Hi Everyone, I am quite new to this board and have posted a couple of times in a short period of time (sorry) - however been having a hard time at the moment with deciding on trying for a second child or not.
- We have one very good quality embryo in storage and we can use it whenever we want.
- DH does not want to use it but will do it for me and says he will be happy with the outcome if it works.
- I am happy with my life at present and do not long for another baby.... but I do worry a great deal that I will regret not trying this embryo some time in the future.
- I do not have time on my side as DH is 43 and says 'now or never' (give or take a few months)

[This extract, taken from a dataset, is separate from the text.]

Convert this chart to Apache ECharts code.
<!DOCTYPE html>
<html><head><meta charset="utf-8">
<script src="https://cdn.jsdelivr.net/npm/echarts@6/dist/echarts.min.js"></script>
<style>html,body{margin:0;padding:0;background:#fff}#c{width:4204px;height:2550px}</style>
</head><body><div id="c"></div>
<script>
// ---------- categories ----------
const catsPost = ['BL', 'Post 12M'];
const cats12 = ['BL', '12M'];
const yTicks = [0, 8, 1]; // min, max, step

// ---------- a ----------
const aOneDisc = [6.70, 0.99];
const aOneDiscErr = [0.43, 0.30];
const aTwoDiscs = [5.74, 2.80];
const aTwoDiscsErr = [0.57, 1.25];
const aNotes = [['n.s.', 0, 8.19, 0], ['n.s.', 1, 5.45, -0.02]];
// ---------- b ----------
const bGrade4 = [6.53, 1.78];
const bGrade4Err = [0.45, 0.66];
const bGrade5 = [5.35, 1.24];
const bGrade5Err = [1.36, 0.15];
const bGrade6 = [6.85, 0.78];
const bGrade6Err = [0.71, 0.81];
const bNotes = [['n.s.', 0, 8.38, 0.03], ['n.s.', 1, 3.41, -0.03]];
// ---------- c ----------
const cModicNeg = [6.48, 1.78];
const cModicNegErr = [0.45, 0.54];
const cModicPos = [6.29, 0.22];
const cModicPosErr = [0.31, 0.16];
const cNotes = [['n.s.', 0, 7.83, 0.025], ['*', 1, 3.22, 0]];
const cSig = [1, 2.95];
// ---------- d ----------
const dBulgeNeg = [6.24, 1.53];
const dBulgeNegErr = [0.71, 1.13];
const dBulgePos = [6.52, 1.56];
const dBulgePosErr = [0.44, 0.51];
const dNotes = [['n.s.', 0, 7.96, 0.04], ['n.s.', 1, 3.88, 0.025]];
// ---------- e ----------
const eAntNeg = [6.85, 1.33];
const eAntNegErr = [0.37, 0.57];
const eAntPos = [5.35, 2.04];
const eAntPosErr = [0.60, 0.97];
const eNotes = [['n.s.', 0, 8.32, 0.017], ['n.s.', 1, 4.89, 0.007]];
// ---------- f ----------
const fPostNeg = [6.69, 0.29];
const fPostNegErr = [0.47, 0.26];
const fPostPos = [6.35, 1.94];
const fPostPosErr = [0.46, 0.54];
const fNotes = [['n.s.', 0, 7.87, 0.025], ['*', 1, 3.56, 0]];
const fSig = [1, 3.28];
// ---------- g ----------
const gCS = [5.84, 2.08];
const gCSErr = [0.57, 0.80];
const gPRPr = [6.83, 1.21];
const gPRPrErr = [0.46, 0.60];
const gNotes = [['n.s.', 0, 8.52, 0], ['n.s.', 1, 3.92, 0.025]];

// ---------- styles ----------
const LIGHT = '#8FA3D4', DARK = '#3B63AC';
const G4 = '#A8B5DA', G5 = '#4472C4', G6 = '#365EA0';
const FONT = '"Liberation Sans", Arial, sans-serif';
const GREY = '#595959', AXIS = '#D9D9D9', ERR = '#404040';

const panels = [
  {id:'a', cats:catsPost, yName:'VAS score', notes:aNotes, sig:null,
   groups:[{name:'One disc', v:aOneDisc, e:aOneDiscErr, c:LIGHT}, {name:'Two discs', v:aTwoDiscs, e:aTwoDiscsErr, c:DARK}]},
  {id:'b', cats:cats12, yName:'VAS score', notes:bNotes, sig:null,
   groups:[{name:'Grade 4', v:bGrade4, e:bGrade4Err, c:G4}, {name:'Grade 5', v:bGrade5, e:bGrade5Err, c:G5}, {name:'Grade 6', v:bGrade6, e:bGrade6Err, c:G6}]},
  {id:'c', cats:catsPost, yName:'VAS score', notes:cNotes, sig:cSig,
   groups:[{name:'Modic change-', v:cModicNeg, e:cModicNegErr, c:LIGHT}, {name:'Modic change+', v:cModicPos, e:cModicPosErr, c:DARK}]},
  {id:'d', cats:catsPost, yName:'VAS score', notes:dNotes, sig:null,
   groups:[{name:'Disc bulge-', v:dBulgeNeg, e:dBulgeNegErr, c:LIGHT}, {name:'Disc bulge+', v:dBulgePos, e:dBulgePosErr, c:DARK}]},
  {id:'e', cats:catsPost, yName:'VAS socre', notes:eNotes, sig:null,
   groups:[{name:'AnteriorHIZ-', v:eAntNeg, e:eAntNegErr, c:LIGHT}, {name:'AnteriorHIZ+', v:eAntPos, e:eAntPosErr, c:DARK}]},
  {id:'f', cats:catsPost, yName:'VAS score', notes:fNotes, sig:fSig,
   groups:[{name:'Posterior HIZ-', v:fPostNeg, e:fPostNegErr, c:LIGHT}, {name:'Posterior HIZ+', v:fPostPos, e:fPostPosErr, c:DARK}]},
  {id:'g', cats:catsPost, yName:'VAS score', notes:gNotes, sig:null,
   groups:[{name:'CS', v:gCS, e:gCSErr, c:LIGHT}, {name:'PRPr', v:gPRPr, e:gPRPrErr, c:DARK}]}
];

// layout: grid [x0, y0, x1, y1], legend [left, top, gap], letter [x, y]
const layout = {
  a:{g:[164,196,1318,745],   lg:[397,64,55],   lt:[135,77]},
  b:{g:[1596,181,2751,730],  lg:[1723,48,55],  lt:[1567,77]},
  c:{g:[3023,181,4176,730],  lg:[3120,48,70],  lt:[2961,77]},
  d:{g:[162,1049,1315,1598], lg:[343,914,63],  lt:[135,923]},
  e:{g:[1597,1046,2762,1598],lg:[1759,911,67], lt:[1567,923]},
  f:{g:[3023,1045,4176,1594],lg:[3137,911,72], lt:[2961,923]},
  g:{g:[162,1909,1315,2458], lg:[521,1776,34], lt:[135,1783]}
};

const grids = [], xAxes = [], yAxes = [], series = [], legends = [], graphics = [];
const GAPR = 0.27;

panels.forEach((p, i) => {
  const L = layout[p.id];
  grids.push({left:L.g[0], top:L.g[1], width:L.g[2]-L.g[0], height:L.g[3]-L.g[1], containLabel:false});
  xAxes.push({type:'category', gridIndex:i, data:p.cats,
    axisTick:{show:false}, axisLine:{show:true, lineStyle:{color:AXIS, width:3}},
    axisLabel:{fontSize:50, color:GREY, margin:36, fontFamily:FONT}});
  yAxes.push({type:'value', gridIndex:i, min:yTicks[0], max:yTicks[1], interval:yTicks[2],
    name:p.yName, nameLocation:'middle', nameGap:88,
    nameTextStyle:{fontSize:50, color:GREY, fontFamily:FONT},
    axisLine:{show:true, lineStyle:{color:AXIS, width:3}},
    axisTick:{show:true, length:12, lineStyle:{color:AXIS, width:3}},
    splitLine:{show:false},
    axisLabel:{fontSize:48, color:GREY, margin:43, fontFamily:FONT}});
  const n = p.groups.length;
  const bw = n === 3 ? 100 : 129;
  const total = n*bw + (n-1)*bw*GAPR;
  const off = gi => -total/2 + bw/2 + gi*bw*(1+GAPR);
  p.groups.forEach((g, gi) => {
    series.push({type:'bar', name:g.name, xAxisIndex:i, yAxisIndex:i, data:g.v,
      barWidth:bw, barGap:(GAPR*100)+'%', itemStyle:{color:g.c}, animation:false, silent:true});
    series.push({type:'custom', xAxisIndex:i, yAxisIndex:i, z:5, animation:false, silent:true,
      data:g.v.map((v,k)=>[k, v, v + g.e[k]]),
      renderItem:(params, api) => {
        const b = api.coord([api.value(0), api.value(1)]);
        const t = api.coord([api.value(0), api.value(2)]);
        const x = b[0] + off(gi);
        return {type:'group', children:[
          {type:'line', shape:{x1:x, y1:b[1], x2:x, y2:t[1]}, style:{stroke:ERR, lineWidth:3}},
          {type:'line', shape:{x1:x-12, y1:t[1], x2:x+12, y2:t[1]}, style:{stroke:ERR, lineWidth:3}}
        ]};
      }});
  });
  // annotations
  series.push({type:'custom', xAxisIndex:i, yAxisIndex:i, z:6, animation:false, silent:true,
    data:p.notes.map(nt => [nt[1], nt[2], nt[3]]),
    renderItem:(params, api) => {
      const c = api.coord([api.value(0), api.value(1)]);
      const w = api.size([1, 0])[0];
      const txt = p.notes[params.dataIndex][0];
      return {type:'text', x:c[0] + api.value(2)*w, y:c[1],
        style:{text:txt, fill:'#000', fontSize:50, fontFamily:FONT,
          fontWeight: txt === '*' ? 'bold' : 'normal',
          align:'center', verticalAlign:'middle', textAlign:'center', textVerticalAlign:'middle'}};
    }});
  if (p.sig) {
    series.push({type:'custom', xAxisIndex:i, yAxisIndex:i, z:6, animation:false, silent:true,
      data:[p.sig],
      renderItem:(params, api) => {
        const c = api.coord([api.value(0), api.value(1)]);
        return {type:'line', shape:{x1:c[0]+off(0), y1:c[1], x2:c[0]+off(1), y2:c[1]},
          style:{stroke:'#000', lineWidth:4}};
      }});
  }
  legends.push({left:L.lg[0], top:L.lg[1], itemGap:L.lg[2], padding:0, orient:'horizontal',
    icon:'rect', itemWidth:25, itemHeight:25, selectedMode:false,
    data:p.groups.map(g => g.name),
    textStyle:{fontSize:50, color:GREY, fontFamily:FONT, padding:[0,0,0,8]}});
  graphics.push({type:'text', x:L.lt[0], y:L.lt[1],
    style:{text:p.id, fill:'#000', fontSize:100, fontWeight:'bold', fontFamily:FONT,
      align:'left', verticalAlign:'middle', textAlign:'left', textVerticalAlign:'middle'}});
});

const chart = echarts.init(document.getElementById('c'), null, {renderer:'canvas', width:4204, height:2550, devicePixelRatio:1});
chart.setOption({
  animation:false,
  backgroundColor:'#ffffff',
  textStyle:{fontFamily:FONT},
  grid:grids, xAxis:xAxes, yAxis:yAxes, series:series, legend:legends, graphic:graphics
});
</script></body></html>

So.... I have searched my head and heart and come to the conclusion that my main motivation for trying the embryo is for fear of regret at a later date. My Mother says this is the wrong reason to have a child (especially when DH is not pushing for it) but I really do feel that there is a strong possibility of regret.
We do have a wonderful life with just one and I believe I could be happy with one if the embryo did not work, however feel like I will never have 'closure' if I don't know the outcome.
My Mum's advice to this comment is simple - 'this is life changing and you need to be grown up about it' (I take this to mean that sometimes you have to live with a degree of regret or uncertainty in life)
I also know that sticking with just one would make DH very happy and his happiness is very important to me.
The decision is, can I live with leaving the embryo alone.....?
This is the toughest decision I have ever made!